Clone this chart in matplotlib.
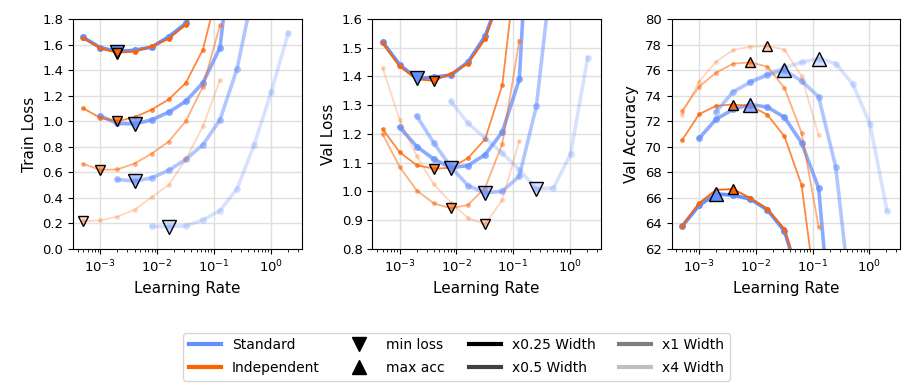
import matplotlib
matplotlib.use("Agg")
import matplotlib.pyplot as plt
from matplotlib.lines import Line2D
import numpy as np

# learning-rate grid
lr = [0.0005, 0.001, 0.002, 0.004, 0.008, 0.016, 0.032, 0.064, 0.128,
      0.256, 0.512, 1.024, 2.048]

widths = ["x0.25", "x0.5", "x1", "x4"]
alphas = [1.0, 0.75, 0.5, 0.25]
# standard sweep is shifted with width, independent always starts at lr[0]
std_start = [0, 1, 2, 4]
ind_start = [0, 0, 0, 0]

std_train = {
    "x0.25": [1.655, 1.575, 1.545, 1.555, 1.58, 1.66, 1.765, 2.06, 2.6],
    "x0.5": [1.04, 0.982, 0.978, 1.01, 1.07, 1.155, 1.30, 1.575, 2.72],
    "x1": [0.543, 0.53, 0.556, 0.615, 0.70, 0.815, 1.01, 1.41, 2.05],
    "x4": [0.176, 0.174, 0.18, 0.226, 0.30, 0.47, 0.815, 1.23, 1.69],
}
ind_train = {
    "x0.25": [1.65, 1.57, 1.535, 1.545, 1.585, 1.645, 1.755, 2.1, 2.6],
    "x0.5": [1.10, 1.025, 1.0, 1.03, 1.09, 1.17, 1.30, 1.56, 2.09],
    "x1": [0.665, 0.618, 0.622, 0.668, 0.746, 0.84, 1.0, 1.27, 1.75],
    "x4": [0.218, 0.222, 0.252, 0.305, 0.405, 0.50, 0.70, 0.96, 1.32],
}
std_val = {
    "x0.25": [1.52, 1.44, 1.393, 1.397, 1.405, 1.45, 1.54, 1.70, 2.2],
    "x0.5": [1.223, 1.156, 1.112, 1.082, 1.09, 1.128, 1.206, 1.39, 2.46],
    "x1": [1.262, 1.168, 1.085, 1.02, 0.995, 1.0, 1.053, 1.297, 1.82],
    "x4": [1.313, 1.237, 1.185, 1.133, 1.076, 1.008, 1.012, 1.13, 1.465],
}
ind_val = {
    "x0.25": [1.515, 1.435, 1.39, 1.385, 1.41, 1.445, 1.53, 1.70, 2.2],
    "x0.5": [1.217, 1.136, 1.091, 1.079, 1.082, 1.116, 1.182, 1.369, 1.88],
    "x1": [1.199, 1.085, 1.003, 0.958, 0.941, 0.953, 1.013, 1.165, 1.525],
    "x4": [1.43, 1.248, 1.122, 1.024, 0.961, 0.907, 0.885, 0.97, 1.176],
}
std_acc = {
    "x0.25": [63.75, 65.4, 66.3, 66.2, 65.9, 65.05, 63.4, 59.1, 50.0],
    "x0.5": [70.65, 72.15, 72.93, 73.3, 73.1, 72.3, 70.3, 66.75, 51.6],
    "x1": [72.75, 74.3, 75.05, 75.6, 76.0, 75.15, 73.9, 68.4, 56.5],
    "x4": [75.1, 75.7, 76.2, 76.6, 76.9, 76.5, 74.9, 71.8, 65.0],
}
ind_acc = {
    "x0.25": [63.8, 65.58, 66.62, 66.68, 65.97, 65.13, 63.54, 59.0, 50.0],
    "x0.5": [70.5, 72.54, 73.2, 73.3, 73.2, 72.5, 70.8, 67.0, 56.8],
    "x1": [72.8, 74.7, 75.8, 76.5, 76.6, 76.27, 74.6, 71.1, 63.7],
    "x4": [72.5, 75.1, 76.66, 77.57, 77.83, 77.88, 77.6, 75.5, 70.9],
}

blue = "#648FFF"
orange = "#FE6100"

panels = [
    ("Train Loss", std_train, ind_train, "min", (0.0, 1.8), np.arange(0.0, 1.81, 0.2)),
    ("Val Loss", std_val, ind_val, "min", (0.8, 1.6), np.arange(0.8, 1.61, 0.1)),
    ("Val Accuracy", std_acc, ind_acc, "max", (62, 80), np.arange(62, 81, 2)),
]

plt.rcParams["font.size"] = 10
fig, axes = plt.subplots(1, 3, figsize=(9.13, 3.87), dpi=100)
fig.subplots_adjust(left=0.08, right=0.986, top=0.951, bottom=0.357, wspace=0.31)


def rgba(c, a):
    r, g, b, _ = matplotlib.colors.to_rgba(c)
    return (r, g, b, a)


for ax, (ylabel, sdat, idat, mode, ylim, yticks) in zip(axes, panels):
    marks = []
    for w, a, s0, i0 in zip(widths, alphas, std_start, ind_start):
        for dat, start, col, lw, ms, tms in [(sdat, s0, blue, 2.6, 5, 9.5),
                                             (idat, i0, orange, 1.3, 3.5, 6.5)]:
            y = np.array(dat[w])
            x = np.array(lr[start:start + len(y)])
            ax.plot(x, y, "-o", color=rgba(col, a), lw=lw, ms=ms, mew=0)
            k = np.argmin(y) if mode == "min" else np.argmax(y)
            marks.append((x[k], y[k], col, a, tms))
    for xm, ym, col, a, tms in marks:
        ax.plot([xm], [ym], "v" if mode == "min" else "^", ms=tms,
                mfc=rgba(col, a), mec="k", mew=1.0, ls="none")
    ax.set_xscale("log")
    ax.set_xlim(3.3e-4, 3.5)
    ax.set_ylim(*ylim)
    ax.set_yticks(yticks)
    if mode == "max":
        ax.set_yticklabels([f"{v:.0f}" for v in yticks])
    ax.set_xlabel("Learning Rate", fontsize=11)
    ax.set_ylabel(ylabel, fontsize=11)
    ax.tick_params(labelsize=9.5)
    ax.grid(True, color="0.88", lw=1.0)
    ax.set_axisbelow(True)

handles = [
    Line2D([], [], color=blue, lw=3, label="Standard"),
    Line2D([], [], color=orange, lw=3, label="Independent"),
    Line2D([], [], color="k", marker="v", ls="none", ms=10, label="min loss"),
    Line2D([], [], color="k", marker="^", ls="none", ms=10, label="max acc"),
]
for w, a in zip(widths, alphas):
    handles.append(Line2D([], [], color=rgba("k", a), lw=3, label=f"{w} Width"))

fig.legend(handles=handles, loc="upper center", bbox_to_anchor=(0.5, 0.158),
           ncol=4, fontsize=10, handlelength=2.3, columnspacing=1.7,
           labelspacing=0.62, borderpad=0.4)

fig.savefig("out.png", dpi=100)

_ _ _ _ _

From the data above, write out everything exactly except the pictures.

Clone this chart in matplotlib.
import matplotlib
matplotlib.use("Agg")
import matplotlib.pyplot as plt
from matplotlib.lines import Line2D
import numpy as np

# learning-rate grid
lr = [0.0005, 0.001, 0.002, 0.004, 0.008, 0.016, 0.032, 0.064, 0.128,
      0.256, 0.512, 1.024, 2.048]

widths = ["x0.25", "x0.5", "x1", "x4"]
alphas = [1.0, 0.75, 0.5, 0.25]
# standard sweep is shifted with width, independent always starts at lr[0]
std_start = [0, 1, 2, 4]
ind_start = [0, 0, 0, 0]

std_train = {
    "x0.25": [1.655, 1.575, 1.545, 1.555, 1.58, 1.66, 1.765, 2.06, 2.6],
    "x0.5": [1.04, 0.982, 0.978, 1.01, 1.07, 1.155, 1.30, 1.575, 2.72],
    "x1": [0.543, 0.53, 0.556, 0.615, 0.70, 0.815, 1.01, 1.41, 2.05],
    "x4": [0.176, 0.174, 0.18, 0.226, 0.30, 0.47, 0.815, 1.23, 1.69],
}
ind_train = {
    "x0.25": [1.65, 1.57, 1.535, 1.545, 1.585, 1.645, 1.755, 2.1, 2.6],
    "x0.5": [1.10, 1.025, 1.0, 1.03, 1.09, 1.17, 1.30, 1.56, 2.09],
    "x1": [0.665, 0.618, 0.622, 0.668, 0.746, 0.84, 1.0, 1.27, 1.75],
    "x4": [0.218, 0.222, 0.252, 0.305, 0.405, 0.50, 0.70, 0.96, 1.32],
}
std_val = {
    "x0.25": [1.52, 1.44, 1.393, 1.397, 1.405, 1.45, 1.54, 1.70, 2.2],
    "x0.5": [1.223, 1.156, 1.112, 1.082, 1.09, 1.128, 1.206, 1.39, 2.46],
    "x1": [1.262, 1.168, 1.085, 1.02, 0.995, 1.0, 1.053, 1.297, 1.82],
    "x4": [1.313, 1.237, 1.185, 1.133, 1.076, 1.008, 1.012, 1.13, 1.465],
}
ind_val = {
    "x0.25": [1.515, 1.435, 1.39, 1.385, 1.41, 1.445, 1.53, 1.70, 2.2],
    "x0.5": [1.217, 1.136, 1.091, 1.079, 1.082, 1.116, 1.182, 1.369, 1.88],
    "x1": [1.199, 1.085, 1.003, 0.958, 0.941, 0.953, 1.013, 1.165, 1.525],
    "x4": [1.43, 1.248, 1.122, 1.024, 0.961, 0.907, 0.885, 0.97, 1.176],
}
std_acc = {
    "x0.25": [63.75, 65.4, 66.3, 66.2, 65.9, 65.05, 63.4, 59.1, 50.0],
    "x0.5": [70.65, 72.15, 72.93, 73.3, 73.1, 72.3, 70.3, 66.75, 51.6],
    "x1": [72.75, 74.3, 75.05, 75.6, 76.0, 75.15, 73.9, 68.4, 56.5],
    "x4": [75.1, 75.7, 76.2, 76.6, 76.9, 76.5, 74.9, 71.8, 65.0],
}
ind_acc = {
    "x0.25": [63.8, 65.58, 66.62, 66.68, 65.97, 65.13, 63.54, 59.0, 50.0],
    "x0.5": [70.5, 72.54, 73.2, 73.3, 73.2, 72.5, 70.8, 67.0, 56.8],
    "x1": [72.8, 74.7, 75.8, 76.5, 76.6, 76.27, 74.6, 71.1, 63.7],
    "x4": [72.5, 75.1, 76.66, 77.57, 77.83, 77.88, 77.6, 75.5, 70.9],
}

blue = "#648FFF"
orange = "#FE6100"

panels = [
    ("Train Loss", std_train, ind_train, "min", (0.0, 1.8), np.arange(0.0, 1.81, 0.2)),
    ("Val Loss", std_val, ind_val, "min", (0.8, 1.6), np.arange(0.8, 1.61, 0.1)),
    ("Val Accuracy", std_acc, ind_acc, "max", (62, 80), np.arange(62, 81, 2)),
]

plt.rcParams["font.size"] = 10
fig, axes = plt.subplots(1, 3, figsize=(9.13, 3.87), dpi=100)
fig.subplots_adjust(left=0.08, right=0.986, top=0.951, bottom=0.357, wspace=0.31)


def rgba(c, a):
    r, g, b, _ = matplotlib.colors.to_rgba(c)
    return (r, g, b, a)


for ax, (ylabel, sdat, idat, mode, ylim, yticks) in zip(axes, panels):
    marks = []
    for w, a, s0, i0 in zip(widths, alphas, std_start, ind_start):
        for dat, start, col, lw, ms, tms in [(sdat, s0, blue, 2.6, 5, 9.5),
                                             (idat, i0, orange, 1.3, 3.5, 6.5)]:
            y = np.array(dat[w])
            x = np.array(lr[start:start + len(y)])
            ax.plot(x, y, "-o", color=rgba(col, a), lw=lw, ms=ms, mew=0)
            k = np.argmin(y) if mode == "min" else np.argmax(y)
            marks.append((x[k], y[k], col, a, tms))
    for xm, ym, col, a, tms in marks:
        ax.plot([xm], [ym], "v" if mode == "min" else "^", ms=tms,
                mfc=rgba(col, a), mec="k", mew=1.0, ls="none")
    ax.set_xscale("log")
    ax.set_xlim(3.3e-4, 3.5)
    ax.set_ylim(*ylim)
    ax.set_yticks(yticks)
    if mode == "max":
        ax.set_yticklabels([f"{v:.0f}" for v in yticks])
    ax.set_xlabel("Learning Rate", fontsize=11)
    ax.set_ylabel(ylabel, fontsize=11)
    ax.tick_params(labelsize=9.5)
    ax.grid(True, color="0.88", lw=1.0)
    ax.set_axisbelow(True)

handles = [
    Line2D([], [], color=blue, lw=3, label="Standard"),
    Line2D([], [], color=orange, lw=3, label="Independent"),
    Line2D([], [], color="k", marker="v", ls="none", ms=10, label="min loss"),
    Line2D([], [], color="k", marker="^", ls="none", ms=10, label="max acc"),
]
for w, a in zip(widths, alphas):
    handles.append(Line2D([], [], color=rgba("k", a), lw=3, label=f"{w} Width"))

fig.legend(handles=handles, loc="upper center", bbox_to_anchor=(0.5, 0.158),
           ncol=4, fontsize=10, handlelength=2.3, columnspacing=1.7,
           labelspacing=0.62, borderpad=0.4)

fig.savefig("out.png", dpi=100)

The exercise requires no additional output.